There is nothing more powerful to bystanders and people watching the news than a couple of hundred thousand people singing We Shall Overcome
Could I mention something that was in my earlier post to Blue Meme and later to certifiedprepwn3d?
You need all parts of this, the idea that the protest people should argue with the plodding law people should argue with the blogkrieging the media people and everybody hate the dirty hippies is just insane.
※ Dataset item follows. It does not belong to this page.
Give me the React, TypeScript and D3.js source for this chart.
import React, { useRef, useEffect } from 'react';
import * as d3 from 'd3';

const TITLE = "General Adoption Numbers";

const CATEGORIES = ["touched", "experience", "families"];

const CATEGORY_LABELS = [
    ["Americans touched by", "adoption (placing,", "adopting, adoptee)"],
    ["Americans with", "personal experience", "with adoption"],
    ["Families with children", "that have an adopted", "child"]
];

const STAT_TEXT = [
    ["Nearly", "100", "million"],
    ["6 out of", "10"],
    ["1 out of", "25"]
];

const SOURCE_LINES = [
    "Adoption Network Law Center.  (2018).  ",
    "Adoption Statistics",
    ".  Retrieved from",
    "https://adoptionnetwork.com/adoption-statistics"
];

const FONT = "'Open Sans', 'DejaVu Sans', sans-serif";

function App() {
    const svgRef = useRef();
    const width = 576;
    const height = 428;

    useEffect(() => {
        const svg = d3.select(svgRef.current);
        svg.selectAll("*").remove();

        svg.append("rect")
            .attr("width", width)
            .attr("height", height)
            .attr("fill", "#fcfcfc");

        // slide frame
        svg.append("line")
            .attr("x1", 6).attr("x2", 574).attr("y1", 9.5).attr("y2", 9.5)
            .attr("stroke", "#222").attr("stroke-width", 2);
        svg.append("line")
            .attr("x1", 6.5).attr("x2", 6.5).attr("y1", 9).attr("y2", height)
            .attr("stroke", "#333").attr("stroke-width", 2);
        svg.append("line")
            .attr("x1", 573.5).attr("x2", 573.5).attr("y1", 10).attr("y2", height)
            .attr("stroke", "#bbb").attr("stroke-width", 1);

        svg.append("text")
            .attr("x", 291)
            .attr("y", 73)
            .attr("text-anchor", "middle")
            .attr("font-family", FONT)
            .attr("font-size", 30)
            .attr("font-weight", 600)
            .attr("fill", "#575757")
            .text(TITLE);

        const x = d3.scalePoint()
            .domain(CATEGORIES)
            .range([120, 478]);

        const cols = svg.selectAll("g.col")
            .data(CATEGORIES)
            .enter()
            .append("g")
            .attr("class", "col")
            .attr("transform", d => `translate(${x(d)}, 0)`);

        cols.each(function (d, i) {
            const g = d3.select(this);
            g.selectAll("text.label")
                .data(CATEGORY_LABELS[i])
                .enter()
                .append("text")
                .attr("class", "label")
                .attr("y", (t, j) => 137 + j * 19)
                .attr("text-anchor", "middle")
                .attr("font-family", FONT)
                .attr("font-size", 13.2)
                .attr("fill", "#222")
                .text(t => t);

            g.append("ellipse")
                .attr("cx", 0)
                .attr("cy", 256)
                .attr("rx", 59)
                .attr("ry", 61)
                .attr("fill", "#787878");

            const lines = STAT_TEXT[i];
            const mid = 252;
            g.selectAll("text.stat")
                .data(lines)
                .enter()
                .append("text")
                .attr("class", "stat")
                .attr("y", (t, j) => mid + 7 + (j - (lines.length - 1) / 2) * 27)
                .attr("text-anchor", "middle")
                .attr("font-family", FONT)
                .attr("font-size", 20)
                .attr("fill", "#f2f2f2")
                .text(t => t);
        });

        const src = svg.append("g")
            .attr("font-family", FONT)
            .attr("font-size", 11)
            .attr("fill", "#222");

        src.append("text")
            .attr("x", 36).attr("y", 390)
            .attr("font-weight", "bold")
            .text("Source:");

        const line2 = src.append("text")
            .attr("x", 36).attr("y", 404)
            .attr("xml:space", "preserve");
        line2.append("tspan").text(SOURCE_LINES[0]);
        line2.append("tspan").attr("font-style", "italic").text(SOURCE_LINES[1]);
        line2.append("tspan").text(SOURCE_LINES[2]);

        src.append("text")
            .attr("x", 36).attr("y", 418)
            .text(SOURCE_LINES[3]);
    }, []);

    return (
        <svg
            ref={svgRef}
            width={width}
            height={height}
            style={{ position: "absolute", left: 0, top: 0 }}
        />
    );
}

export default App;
DCLaw1 (and WT and others) are right, you need groundwork to pull off change, protests can't do it -- alone. Ché and Lish are right, you can't swear off protest, and you need civil disobedience. Sunny is right you need to inconvenience, you need to critical mass, you need to throw a wrench in the works. And you need the dirty hippies too, because without counterculture, Archimedes has no place to stand. If the blogosphere fits anywhere in the ancient picture, it is part of that counterculture. Always on the fringes looking in, attempting inclusion rather than divisiveness, always shelter from the storm, a ballast of creativity and improvisation -- sound familiar? Pick your change and it's there. Pick your change and protest is there. Why was it so important to the rebels who started this country to protect privacy and assembly? How do you get out of your machine and how do you tell people what you found there?
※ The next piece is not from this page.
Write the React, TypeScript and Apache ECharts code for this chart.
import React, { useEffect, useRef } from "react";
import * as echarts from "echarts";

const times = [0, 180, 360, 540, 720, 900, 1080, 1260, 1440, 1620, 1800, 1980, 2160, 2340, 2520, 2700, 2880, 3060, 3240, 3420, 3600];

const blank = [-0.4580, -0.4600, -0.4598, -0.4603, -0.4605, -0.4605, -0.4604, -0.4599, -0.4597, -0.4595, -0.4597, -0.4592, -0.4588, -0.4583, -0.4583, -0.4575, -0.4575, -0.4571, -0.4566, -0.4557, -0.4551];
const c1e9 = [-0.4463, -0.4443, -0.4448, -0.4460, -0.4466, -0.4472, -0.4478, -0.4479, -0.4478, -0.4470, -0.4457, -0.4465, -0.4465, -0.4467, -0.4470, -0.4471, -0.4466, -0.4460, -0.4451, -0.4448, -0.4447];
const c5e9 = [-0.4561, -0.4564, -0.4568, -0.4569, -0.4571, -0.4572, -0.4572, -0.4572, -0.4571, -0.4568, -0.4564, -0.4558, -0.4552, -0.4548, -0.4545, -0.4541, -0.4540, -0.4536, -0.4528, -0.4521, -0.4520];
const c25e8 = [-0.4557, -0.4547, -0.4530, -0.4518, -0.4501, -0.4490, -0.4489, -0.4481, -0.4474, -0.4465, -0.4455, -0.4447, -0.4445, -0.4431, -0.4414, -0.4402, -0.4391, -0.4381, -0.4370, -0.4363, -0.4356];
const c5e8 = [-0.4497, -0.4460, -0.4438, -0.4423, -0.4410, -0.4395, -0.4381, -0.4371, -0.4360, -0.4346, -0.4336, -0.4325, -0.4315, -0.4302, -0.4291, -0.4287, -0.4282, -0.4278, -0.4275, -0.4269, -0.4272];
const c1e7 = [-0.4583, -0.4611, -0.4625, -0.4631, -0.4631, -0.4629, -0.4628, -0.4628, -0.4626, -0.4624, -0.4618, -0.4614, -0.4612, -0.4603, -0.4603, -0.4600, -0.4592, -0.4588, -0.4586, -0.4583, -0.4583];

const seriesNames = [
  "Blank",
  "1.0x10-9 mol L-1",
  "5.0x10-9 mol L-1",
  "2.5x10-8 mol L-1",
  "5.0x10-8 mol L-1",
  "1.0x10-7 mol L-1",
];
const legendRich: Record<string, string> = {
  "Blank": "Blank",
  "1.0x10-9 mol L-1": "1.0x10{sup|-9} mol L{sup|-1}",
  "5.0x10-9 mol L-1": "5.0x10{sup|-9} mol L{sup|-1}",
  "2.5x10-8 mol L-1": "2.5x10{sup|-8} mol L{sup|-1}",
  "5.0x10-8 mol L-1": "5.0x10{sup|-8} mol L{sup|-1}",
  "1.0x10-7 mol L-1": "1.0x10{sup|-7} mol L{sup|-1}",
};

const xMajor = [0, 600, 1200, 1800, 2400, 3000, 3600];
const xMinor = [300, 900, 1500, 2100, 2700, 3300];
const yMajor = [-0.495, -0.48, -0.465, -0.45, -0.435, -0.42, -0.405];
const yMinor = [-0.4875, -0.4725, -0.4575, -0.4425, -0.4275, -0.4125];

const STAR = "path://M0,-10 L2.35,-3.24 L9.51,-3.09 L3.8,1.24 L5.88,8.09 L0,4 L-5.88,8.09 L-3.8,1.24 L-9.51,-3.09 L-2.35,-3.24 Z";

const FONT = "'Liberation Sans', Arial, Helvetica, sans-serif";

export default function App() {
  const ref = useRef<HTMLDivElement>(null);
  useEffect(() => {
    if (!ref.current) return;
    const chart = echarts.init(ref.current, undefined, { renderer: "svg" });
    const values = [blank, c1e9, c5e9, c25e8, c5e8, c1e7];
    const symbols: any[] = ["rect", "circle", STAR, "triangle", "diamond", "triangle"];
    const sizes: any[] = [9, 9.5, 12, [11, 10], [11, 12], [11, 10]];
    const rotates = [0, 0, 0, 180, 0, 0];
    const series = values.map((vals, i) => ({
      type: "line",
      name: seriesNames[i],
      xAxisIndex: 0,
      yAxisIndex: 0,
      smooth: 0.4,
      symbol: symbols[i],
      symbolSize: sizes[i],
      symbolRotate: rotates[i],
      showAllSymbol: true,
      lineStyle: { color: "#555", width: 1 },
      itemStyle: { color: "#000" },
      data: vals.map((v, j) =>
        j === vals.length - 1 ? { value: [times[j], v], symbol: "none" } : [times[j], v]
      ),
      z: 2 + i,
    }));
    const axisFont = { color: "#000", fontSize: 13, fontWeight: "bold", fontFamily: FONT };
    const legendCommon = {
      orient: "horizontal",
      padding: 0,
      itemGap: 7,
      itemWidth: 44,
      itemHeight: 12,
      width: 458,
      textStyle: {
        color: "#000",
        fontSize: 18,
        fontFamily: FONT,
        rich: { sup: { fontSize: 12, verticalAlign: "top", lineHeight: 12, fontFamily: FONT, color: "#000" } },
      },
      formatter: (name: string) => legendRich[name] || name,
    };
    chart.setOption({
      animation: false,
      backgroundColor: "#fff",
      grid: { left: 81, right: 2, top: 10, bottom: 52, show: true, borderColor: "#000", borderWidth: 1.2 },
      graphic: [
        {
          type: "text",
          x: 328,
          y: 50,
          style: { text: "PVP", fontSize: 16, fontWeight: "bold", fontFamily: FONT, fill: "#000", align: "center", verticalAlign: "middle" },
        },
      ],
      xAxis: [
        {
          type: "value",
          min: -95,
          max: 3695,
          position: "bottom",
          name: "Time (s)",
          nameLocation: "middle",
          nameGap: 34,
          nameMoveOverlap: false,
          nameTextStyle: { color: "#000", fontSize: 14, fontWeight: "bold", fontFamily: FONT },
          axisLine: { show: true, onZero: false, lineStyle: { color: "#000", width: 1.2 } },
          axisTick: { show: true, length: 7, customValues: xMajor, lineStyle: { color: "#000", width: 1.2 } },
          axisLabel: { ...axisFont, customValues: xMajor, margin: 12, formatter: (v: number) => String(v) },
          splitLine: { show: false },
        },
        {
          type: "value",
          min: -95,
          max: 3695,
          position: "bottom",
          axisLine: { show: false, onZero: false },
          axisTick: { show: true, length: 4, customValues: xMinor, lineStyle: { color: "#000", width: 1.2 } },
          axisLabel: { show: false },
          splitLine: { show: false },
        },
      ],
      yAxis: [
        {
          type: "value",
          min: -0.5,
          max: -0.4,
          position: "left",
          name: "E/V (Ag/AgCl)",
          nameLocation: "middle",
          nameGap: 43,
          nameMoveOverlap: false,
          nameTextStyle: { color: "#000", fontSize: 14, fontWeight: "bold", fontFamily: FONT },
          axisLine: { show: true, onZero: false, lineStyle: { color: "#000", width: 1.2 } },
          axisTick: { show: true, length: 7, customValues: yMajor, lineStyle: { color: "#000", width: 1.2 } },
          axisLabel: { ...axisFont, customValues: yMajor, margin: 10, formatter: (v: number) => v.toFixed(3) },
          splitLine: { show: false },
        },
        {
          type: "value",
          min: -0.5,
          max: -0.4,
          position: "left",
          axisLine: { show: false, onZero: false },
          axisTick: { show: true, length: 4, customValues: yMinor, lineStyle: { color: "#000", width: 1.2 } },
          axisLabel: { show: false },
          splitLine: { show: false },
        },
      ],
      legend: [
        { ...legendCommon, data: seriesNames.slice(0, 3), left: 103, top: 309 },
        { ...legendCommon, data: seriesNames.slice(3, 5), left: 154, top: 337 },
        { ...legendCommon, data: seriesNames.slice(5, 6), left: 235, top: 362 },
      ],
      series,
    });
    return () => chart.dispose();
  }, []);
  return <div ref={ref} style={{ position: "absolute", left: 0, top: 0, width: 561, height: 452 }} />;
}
There should be no argument here. That there is means that the heads of the hydra have been separated from the body, the ballast, the underground. We recognize you old mole, who knows so well how to work underground... Killing the counterculture was done to serve corporate interests, to always be ahead of the next change so that they could be positioned to profit (the counterculture is more creative than industry), but it produced Britney Spears instead of Janis Joplin, and now it serves the forces of authoritarianism. Since with no counterculture, there is no way to get organized on the outside.
But on a bright note, it seems all agree that International A.N.S.W.E.R. isn't the best organization, and die-ins of 50 people can't substitute for the 2 million people in thousands of local communities that came out for October 15th. After one of those, any Cheney who starts a sentence with "I think the American people want..." is automatically a liar.
It was the protests in Philippines, and in Ukraine, it may have been something else somewhere else. The protests and their refusal to disperse in the face of overwhelming force finally convinced the soldiers they were on the wrong side, and they switched sides. It doesn't have to go that way, but sometimes it does.